Nikola Ionkov Vaptsarov

Vaptsarov, Nikola Ionkov

 

Born Jan. 10, 1910, in Bansko; died July 23, 1942, in Sofia. Bulgarian poet and revolutionary figure.

Vaptsarov was born into the family of a Macedonian revolutionary. He went to secondary school in Razlog (1820-26) and graduated from the Marine Technology School in Varna in 1932. Then, working as a fireman, he came to know the life of workers and their aspirations. In 1932 he joined the Bulgarian Communist Party. In 1936 he moved to Sofia, where he began to broaden his ties with the workers and the Communists. He became friends with the revolutionary writers G. Karaslavov, Kh. Radevskii, M. Isaev, and T. Pavlov; he also founded a circle of Macedonian poets and published his poetry in the progressive press. He carried out the assignment of the Bulgarian Communist Party to do propaganda work. After Hitler’s Germany attacked the USSR, Vaptsarov worked in the underground, organizing units that fought against the fascist regime, and wrote antifascist works. Because of these activities he was subjected to repressions. He was arrested on Mar. 4, 1942, tortured, and then executed at the command of the Bulgarian fascist monarchist authorities.

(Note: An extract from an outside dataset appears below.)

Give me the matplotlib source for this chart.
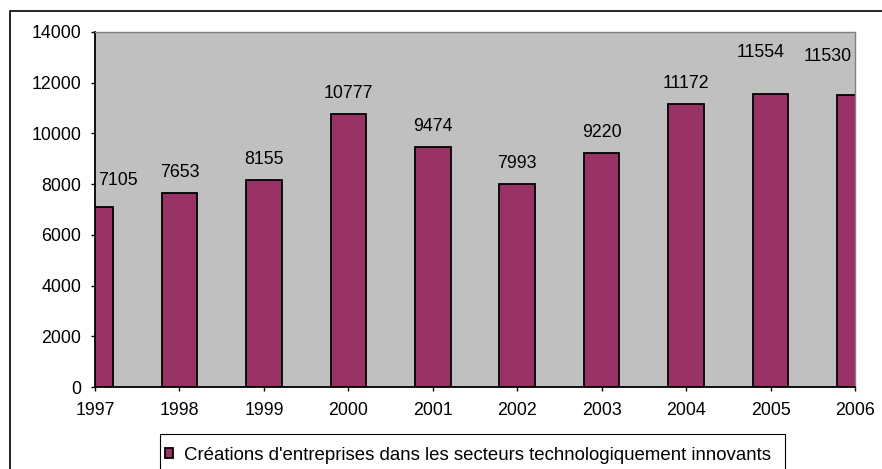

Vaptsarov continued the revolutionary traditions of the poetry of Kh. Botev and Kh. Smirnenskii, but he also introduced new themes and images into poetry (the verse collection The Motor’s Songs, 1940). Characteristic of his work is an angry rejection of the old world and a passionate affirmation of the socialist ideal. The lyrical hero of his verse is a worker and a Communist, an image which in Vaptsarov’s works is the complex one of a man at home, at work, and fighting for the revolution. Vaptsarov exposed the fascists’ use of terror, supported the idea of friendship with the USSR, and extolled the cause of the Spanish republicans. His poetry represents a new stage in the development of socialist realism in Bulgarian literature. In 1953, Vaptsarov was posthumously awarded the International Peace Prize.

WORKS

Subrani suchineniia, 8th ed. Sofia, 1959.
Spomeni, pisma, dokumenti. Sofia, 1953.
In Russian translation:
Stikhotvoreniia. Introductory article by A Surkov. Moscow, 1959.

REFERENCES

Kravtsov, N. I. “Nikola Vaptsarov.” In Ocherki istorii bolgarskoi literatury XIX-XX vv. Moscow, 1959.
Vaptsarova, B. Spomeni za Vaptsarov. Sofia, 1952.
Mutafchiev, R. Ezik i stil na Vaptsarovata poeziia, 2nd ed. Sofia, 1963.
Pondev, P. Nikola Vaptsarov. Sofia, 1965.
Bulgarskata kritika za Nikola Vaptsarov. Sofia, 1969.